La France a ensuite adossé son intervention à une résolution du Conseil de sécurité. Elle a aussi bénéficié de l’aide logistique de ses alliés occidentaux et de l’appui militaire des soldats tchadiens sur le terrain. On est donc loin des interventions unilatérales du temps de la “Françafrique” où la France intervenait pour maintenir ou imposer un régime dictatorial ami à cette seule fin.

 

Là où la France a une responsabilité, en revanche, c’est que l’intervention au Mali est la conséquence directe de l’intervention en Libye.

 

La France n’a cessé, enfin, depuis la fin du mandat de Nicolas Sarkozy, de vouloir rester au second plan en se contentant d’un appui logistique d’une force armée africaine. Ce n’est que dos au mur, alors que les colonnes de pick-up jihadistes fonçaient sur Bamako, que François Hollande s’est résolu à intervenir. C’est l’incapacité des pays africains à bâtir une force militaire efficace qui a contraint la France à intervenir. Cela lui a permis de protéger des pays amis mais aussi les ressortissants français vivant dans les États de cette région.

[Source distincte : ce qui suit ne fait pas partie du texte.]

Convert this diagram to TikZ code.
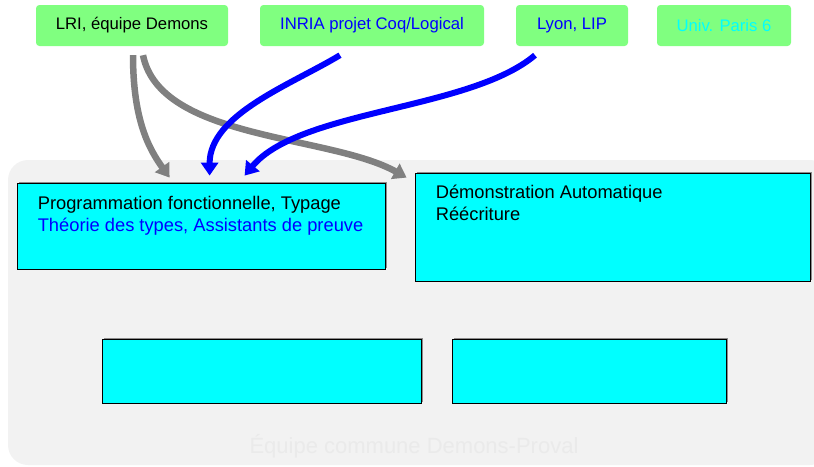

L’aide militaire de la France n’est qu’un préalable à une solution politique africaine

S’agissant de son incapacité à endiguer le terrorisme dans la région, on ne peut que constater la véracité de ce constat. Pour autant, la solution ne peut pas venir de la France seule. Premièrement parce que le règlement ne saurait être que politique, économique et social, et qu’il ne peut dès lors provenir que des acteurs locaux. Deuxièmement, la France n’est pas franchement aidée par ses alliés. Ceux-ci n’ont pas compris que la sécurité européenne se jouait aussi au Sahel. Les Européens ont d’ailleurs été davantage traînés qu’entraînés dans la mission de formation des forces militaires maliennes. Et ils ne souhaitent, malheureusement, pas s’impliquer davantage. Par ailleurs, la force militaire onusienne est en difficulté sur le terrain et n’apparaît pas en mesure de prendre le relais de la France.

 

S’agissant de son incapacité à endiguer le terrorisme dans la région, on ne peut que constater la véracité de ce constat.

 

Le seul rôle de la France est ainsi la partie militaire (ou éventuellement d’intermédiaire) qui n’est qu’une condition préalable à une solution politique africaine. Pas de solution politique, économique et sociale sans situation militaire, à tout le moins, stabilisée. C’est comme cela que doit être interprétée la présence de la France au Sahel.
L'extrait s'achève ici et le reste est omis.